Q*bert got one sequel in arcades, the sadly forgotten Q*bert's Qubes, coming right around the time the crash hit. This game presumably would have come out shortly after.
How hard is it?
It certainly has a fitting name. This one never saw production at the time of its creation, but has been released by its developers specifically for use in MAME and in retrofitting old Q*bert machines. The original game was no slouch in the difficulty department anyway, suddenly going from laid-back enemy-avoidance game to punishing puzzle game once the player hit Level 3-1 and blocks could be changed away from their correct colors. In this game, those rules come in by Level 1-3, and there are plenty of evil new tricks in the levels to follow. Yet, overall, the game is more interesting than the original Q*bert.

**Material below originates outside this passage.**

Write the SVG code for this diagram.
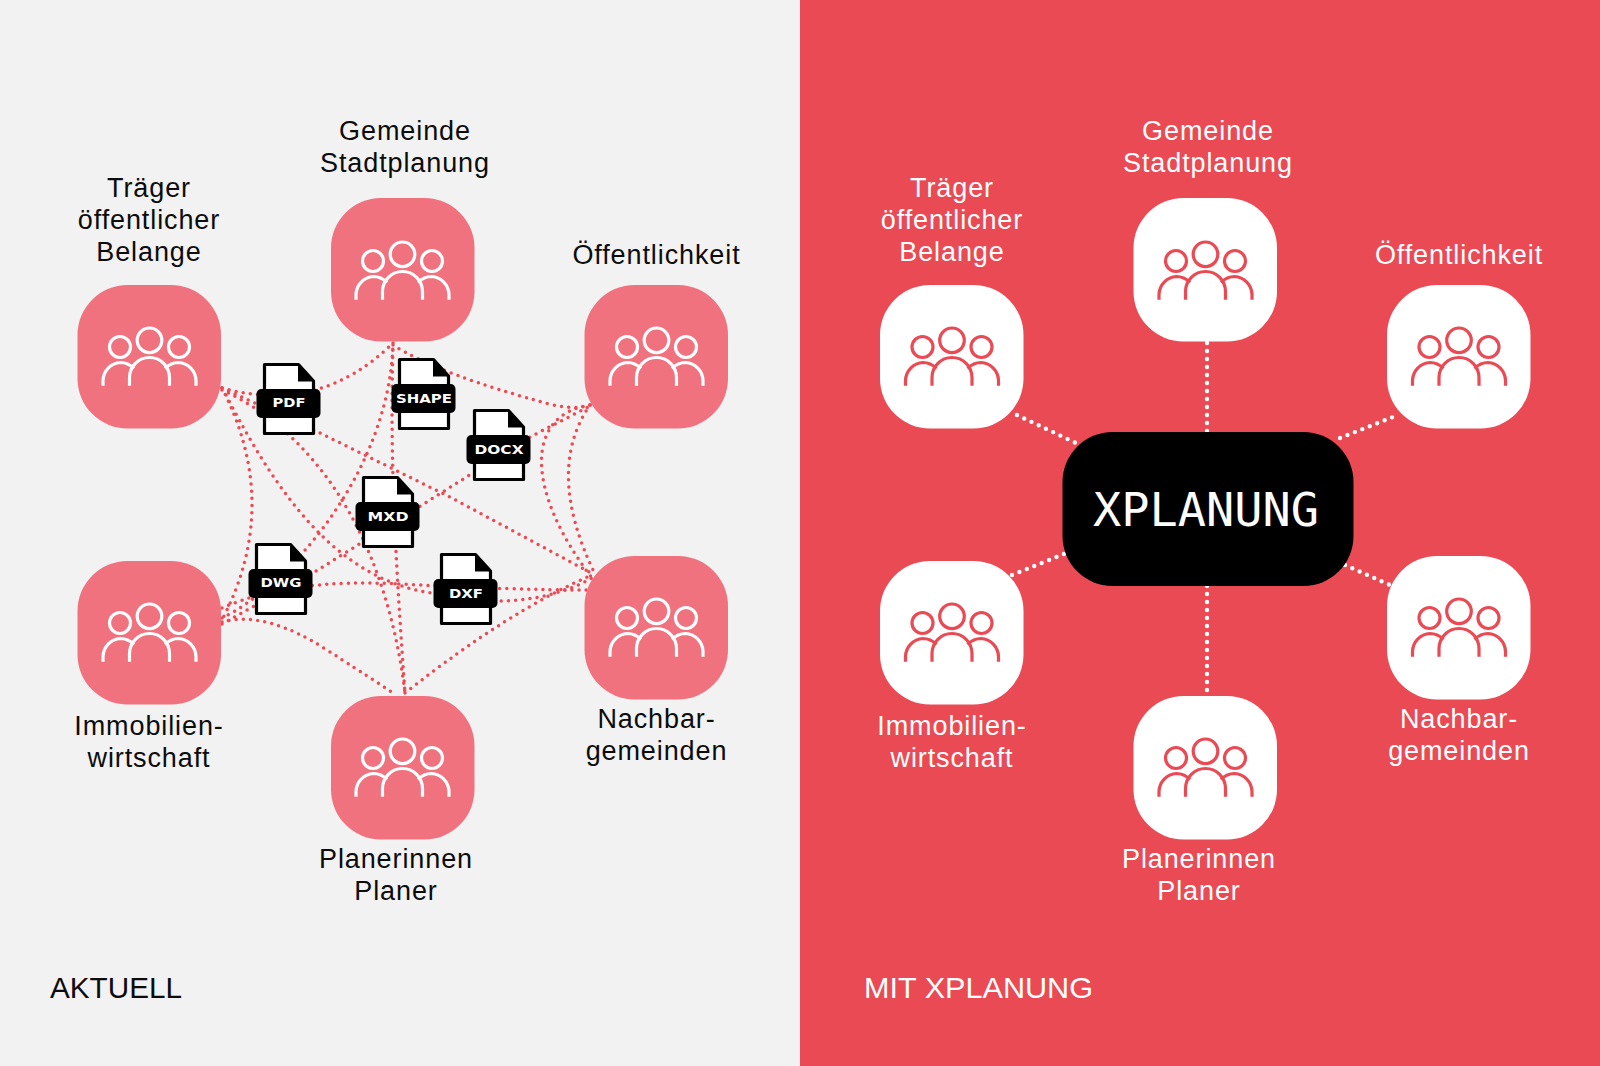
<svg xmlns="http://www.w3.org/2000/svg" width="1600" height="1066" viewBox="0 0 1600 1066">
<style>
.lbl{font-family:"Liberation Sans",Arial,sans-serif;font-size:27px;letter-spacing:.9px;text-anchor:middle}
.dark{fill:#0c0c0c}.light{fill:#fff}
.hd{font-family:"Liberation Sans",Arial,sans-serif;font-size:29.500px}
.pink{fill:#f0727e}.white{fill:#fff}
.ic{fill:none;stroke-width:3.200;stroke-linecap:butt}
.ic-w{stroke:#fff}.ic-r{stroke:#ea4a54}
.web{fill:none;stroke:#ea4a54;stroke-width:3.500;stroke-linecap:round;stroke-dasharray:0 7.200}
.link{fill:none;stroke:#fff;stroke-width:4.400;stroke-linecap:round;stroke-dasharray:0 8}
.ft{font-family:"DejaVu Sans",sans-serif;font-weight:700;font-size:13px;fill:#fff;text-anchor:middle}
</style>
<defs>
<g id="people">
<circle cx="0" cy="-15.700" r="12.300"/>
<circle cx="-29.500" cy="-9" r="10.500"/>
<circle cx="29.500" cy="-9" r="10.500"/>
<path d="M-20,29.700V21.500A20,20 0 0 1 20,21.500V29.700"/>
<path d="M-46.500,29.700V24.500A18.500,18.500 0 0 1 -29,6.500C-24,6.500 -19.500,8.500 -15.500,12.500"/>
<path d="M46.500,29.700V24.500A18.500,18.500 0 0 0 29,6.500C24,6.500 19.500,8.500 15.500,12.500"/>
</g>
<g id="file">
<path d="M1.500,1.500H35.500L50.500,18V70.500H1.500Z" fill="#fff" stroke="#000" stroke-width="3.200" stroke-linejoin="round"/>
<path d="M35,1.500L51,18.500H35Z" fill="#000"/>
<rect x="-6.500" y="26" width="64" height="29" rx="5" fill="#000"/>
</g>
</defs>
<rect x="0" y="0" width="800" height="1066" fill="#f2f2f2"/>
<rect x="800" y="0" width="800" height="1066" fill="#ea4a54"/>
<g id="connectors">
<path class="web" d="M222,388Q320,415 393,343"/>
<path class="web" d="M222,388L318,432L450,497L593,574"/>
<path class="web" d="M222,390C310,430 385,530 405,693"/>
<path class="web" d="M393,343C390,450 394,540 405,693"/>
<path class="web" d="M222,388Q282,505 222,620"/>
<path class="web" d="M226,395C280,500 340,580 432,593C480,606 545,605 592,578"/>
<path class="web" d="M222,608Q290,578 400,584T592,590"/>
<path class="web" d="M405,693Q510,610 592,575"/>
<path class="web" d="M222,622Q265,610 327,650T393,693"/>
<path class="web" d="M222,618C290,585 390,470 393,343"/>
<path class="web" d="M222,624L313,573L422,505L530,437L592,405"/>
<path class="web" d="M393,345Q440,375 553,405Q575,410 590,405"/>
<path class="web" d="M590,405Q545,470 594,572"/>
<path class="web" d="M590,405C525,415 525,490 592,578"/>
<path class="link" d="M1207,343V432"/>
<path class="link" d="M1207,586V694"/>
<path class="link" d="M1017,415L1076,443"/>
<path class="link" d="M1340,438L1398,415"/>
<path class="link" d="M1012,575L1064,554"/>
<path class="link" d="M1345,565L1390,585"/>
</g>
<g id="l-traeger"><rect class="pink" x="77.500" y="285" width="143.500" height="143.500" rx="50"/><use href="#people" x="149.500" y="356" class="ic ic-w"/><text class="lbl dark" x="149" y="197">Träger</text><text class="lbl dark" x="149" y="229">öffentlicher</text><text class="lbl dark" x="149" y="261">Belange</text></g>
<g id="l-gemeinde"><rect class="pink" x="331" y="198" width="143.500" height="143.500" rx="50"/><use href="#people" x="402.500" y="270" class="ic ic-w"/><text class="lbl dark" x="405" y="140">Gemeinde</text><text class="lbl dark" x="405" y="172">Stadtplanung</text></g>
<g id="l-oeffentlichkeit"><rect class="pink" x="584.500" y="285" width="143.500" height="143.500" rx="50"/><use href="#people" x="656.500" y="356" class="ic ic-w"/><text class="lbl dark" x="656.500" y="264">Öffentlichkeit</text></g>
<g id="l-immobilien"><rect class="pink" x="77.500" y="561" width="143.500" height="143.500" rx="50"/><use href="#people" x="149.500" y="632" class="ic ic-w"/><text class="lbl dark" x="149" y="735">Immobilien-</text><text class="lbl dark" x="149" y="767">wirtschaft</text></g>
<g id="l-nachbar"><rect class="pink" x="584.500" y="556" width="143.500" height="143.500" rx="50"/><use href="#people" x="656.500" y="627" class="ic ic-w"/><text class="lbl dark" x="656.500" y="728">Nachbar-</text><text class="lbl dark" x="656.500" y="760">gemeinden</text></g>
<g id="l-planer"><rect class="pink" x="331" y="696" width="143.500" height="143.500" rx="50"/><use href="#people" x="402.500" y="767" class="ic ic-w"/><text class="lbl dark" x="396" y="868">Planerinnen</text><text class="lbl dark" x="396" y="900">Planer</text></g>
<g id="f-pdf"><use href="#file" x="263" y="363"/><text class="ft" x="289" y="407" textLength="33" lengthAdjust="spacingAndGlyphs">PDF</text></g>
<g id="f-shape"><use href="#file" x="398" y="358"/><text class="ft" x="424" y="403" textLength="56" lengthAdjust="spacingAndGlyphs">SHAPE</text></g>
<g id="f-docx"><use href="#file" x="473" y="409"/><text class="ft" x="499" y="454" textLength="49" lengthAdjust="spacingAndGlyphs">DOCX</text></g>
<g id="f-mxd"><use href="#file" x="362" y="476"/><text class="ft" x="388" y="521" textLength="41" lengthAdjust="spacingAndGlyphs">MXD</text></g>
<g id="f-dwg"><use href="#file" x="255" y="543"/><text class="ft" x="281" y="587" textLength="41" lengthAdjust="spacingAndGlyphs">DWG</text></g>
<g id="f-dxf"><use href="#file" x="440" y="553"/><text class="ft" x="466" y="598" textLength="34" lengthAdjust="spacingAndGlyphs">DXF</text></g>
<g id="r-traeger"><rect class="white" x="880" y="285" width="143.500" height="143.500" rx="50"/><use href="#people" x="952" y="356" class="ic ic-r"/><text class="lbl light" x="952" y="197">Träger</text><text class="lbl light" x="952" y="229">öffentlicher</text><text class="lbl light" x="952" y="261">Belange</text></g>
<g id="r-gemeinde"><rect class="white" x="1133.500" y="198" width="143.500" height="143.500" rx="50"/><use href="#people" x="1205.500" y="270" class="ic ic-r"/><text class="lbl light" x="1208" y="140">Gemeinde</text><text class="lbl light" x="1208" y="172">Stadtplanung</text></g>
<g id="r-oeffentlichkeit"><rect class="white" x="1387" y="285" width="143.500" height="143.500" rx="50"/><use href="#people" x="1459" y="356" class="ic ic-r"/><text class="lbl light" x="1459" y="264">Öffentlichkeit</text></g>
<g id="r-immobilien"><rect class="white" x="880" y="561" width="143.500" height="143.500" rx="50"/><use href="#people" x="952" y="632" class="ic ic-r"/><text class="lbl light" x="952" y="735">Immobilien-</text><text class="lbl light" x="952" y="767">wirtschaft</text></g>
<g id="r-nachbar"><rect class="white" x="1387" y="556" width="143.500" height="143.500" rx="50"/><use href="#people" x="1459" y="627" class="ic ic-r"/><text class="lbl light" x="1459" y="728">Nachbar-</text><text class="lbl light" x="1459" y="760">gemeinden</text></g>
<g id="r-planer"><rect class="white" x="1133.500" y="696" width="143.500" height="143.500" rx="50"/><use href="#people" x="1205.500" y="767" class="ic ic-r"/><text class="lbl light" x="1199" y="868">Planerinnen</text><text class="lbl light" x="1199" y="900">Planer</text></g>
<g id="xplanung"><rect x="1062.500" y="432" width="291" height="154" rx="50" fill="#000"/><text x="1206" y="526" font-family="'DejaVu Sans Mono',monospace" font-size="47" fill="#fff" text-anchor="middle" textLength="226" lengthAdjust="spacingAndGlyphs">XPLANUNG</text></g>
<text class="hd" x="50" y="998" fill="#0c0c0c" textLength="132" lengthAdjust="spacingAndGlyphs">AKTUELL</text>
<text class="hd" x="864" y="998" fill="#fff" textLength="229" lengthAdjust="spacingAndGlyphs">MIT XPLANUNG</text>
</svg>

FHMC Q*bert never got tested in the arcade marketplace so we don't know how popular it would have been, but it seems more interesting than Q*bert because it's more complex. In a way, it plays like further levels of the original game, with boards in which Slick and Sam make cubes unsolvable and Coiley changes them back to normal, and one where a new chase character, Q*bertha, messes up the board while pursuing the hero. Meanwhile all the old color changing rules are still there, mixed throughout the boards. Not a lot of games need to be more complex, but Q*bert's initial simplicity supports it.